| Data shown |
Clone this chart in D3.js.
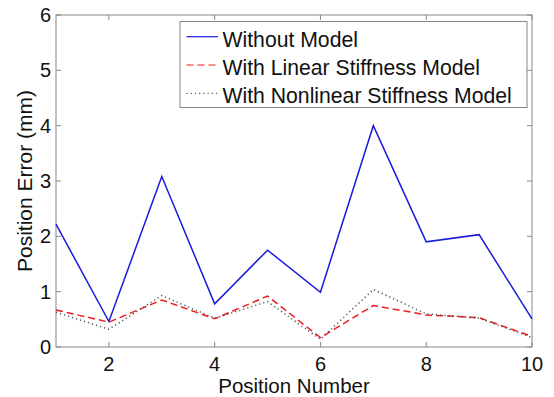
<!DOCTYPE html>
<html><head><meta charset="utf-8">
<script src="https://cdn.jsdelivr.net/npm/d3@7"></script>
<style>body{margin:0;background:#fff}svg{display:block}</style>
</head><body>
<svg id="c" width="554" height="397"></svg>
<script>
const positions = [1,2,3,4,5,6,7,8,9,10];
const withoutModel = [2.22,0.46,3.08,0.78,1.75,0.99,4.0,1.90,2.03,0.51];
const linearModel = [0.67,0.45,0.85,0.51,0.92,0.17,0.75,0.58,0.53,0.19];
const nonlinearModel = [0.63,0.32,0.93,0.52,0.82,0.14,1.04,0.60,0.52,0.17];
const xTicks = [2,4,6,8,10];
const yTicks = [0,1,2,3,4,5,6];
const seriesNames = ["Without Model","With Linear Stiffness Model","With Nonlinear Stiffness Model"];

const svg = d3.select("#c");
const L=56,R=532,T=15,B=347;
const x = d3.scaleLinear().domain([1,10]).range([L,R]);
const y = d3.scaleLinear().domain([0,6]).range([B,T]);
const font = "Liberation Sans, Arial, sans-serif";
const axisCol = "#888";

// frame
svg.append("rect").attr("x",L).attr("y",T).attr("width",R-L).attr("height",B-T)
  .attr("fill","none").attr("stroke",axisCol).attr("stroke-width",1);

// ticks (inward) on all four sides
const tl=5;
xTicks.forEach(t=>{
  svg.append("line").attr("x1",x(t)).attr("x2",x(t)).attr("y1",B).attr("y2",B-tl).attr("stroke",axisCol);
  svg.append("line").attr("x1",x(t)).attr("x2",x(t)).attr("y1",T).attr("y2",T+tl).attr("stroke",axisCol);
});
yTicks.forEach(t=>{
  svg.append("line").attr("x1",L).attr("x2",L+tl).attr("y1",y(t)).attr("y2",y(t)).attr("stroke",axisCol);
  svg.append("line").attr("x1",R).attr("x2",R-tl).attr("y1",y(t)).attr("y2",y(t)).attr("stroke",axisCol);
});

// tick labels
svg.append("g").selectAll("text").data(xTicks).join("text")
  .attr("x",d=>x(d)).attr("y",B+23.5).attr("text-anchor","middle")
  .attr("font-family",font).attr("font-size",20).attr("fill","#111").text(d=>d);
svg.append("g").selectAll("text").data(yTicks).join("text")
  .attr("x",L-5).attr("y",d=>y(d)+7).attr("text-anchor","end")
  .attr("font-family",font).attr("font-size",20).attr("fill","#111").text(d=>d);

// axis labels
svg.append("text").attr("x",(L+R)/2).attr("y",B+45.5).attr("text-anchor","middle")
  .attr("font-family",font).attr("font-size",20.5).attr("fill","#111").text("Position Number");
svg.append("text").attr("transform",`translate(31.5,${(T+B)/2}) rotate(-90)`).attr("text-anchor","middle")
  .attr("font-family",font).attr("font-size",21).attr("fill","#111").text("Position Error (mm)");

const line = d3.line().x((d,i)=>x(positions[i])).y(d=>y(d));
const styles = [
  {data:withoutModel, stroke:"#1a1adf", dash:null, w:1.5},
  {data:linearModel, stroke:"#ee1c1c", dash:"7,4", w:1.5},
  {data:nonlinearModel, stroke:"#555", dash:"1.2,3", w:1.5}
];
styles.forEach(s=>{
  svg.append("path").attr("d",line(s.data)).attr("fill","none")
    .attr("stroke",s.stroke).attr("stroke-width",s.w).attr("stroke-dasharray",s.dash);
});

// legend
const lg = svg.append("g");
lg.append("rect").attr("x",180).attr("y",21.5).attr("width",347).attr("height",86)
  .attr("fill","#fff").attr("stroke",axisCol);
seriesNames.forEach((n,i)=>{
  const base = 46.7+i*28.3;
  const yy = base-10;
  lg.append("line").attr("x1",186.5).attr("x2",218).attr("y1",yy).attr("y2",yy)
    .attr("stroke",styles[i].stroke).attr("stroke-width",1.2).attr("stroke-dasharray",styles[i].dash);
  lg.append("text").attr("x",222.5).attr("y",base).attr("font-family",font).attr("font-size",21.2)
    .attr("fill","#111").text(n);
});
</script>
</body></html>
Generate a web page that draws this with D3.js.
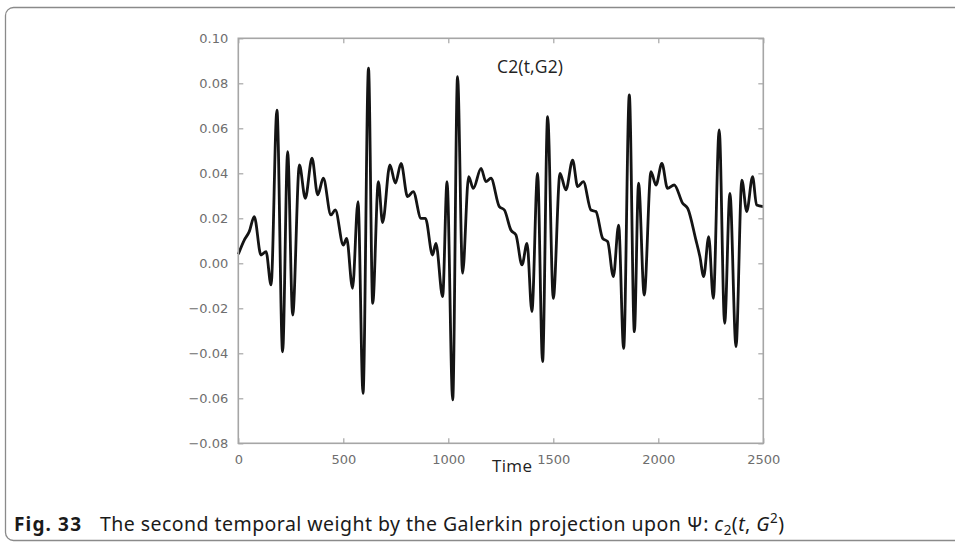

| Exercise goal |
Pull every line containing "this" out of the data above.

| Full output |
Clone this chart in D3.js.
Generate a web page that draws this with D3.js.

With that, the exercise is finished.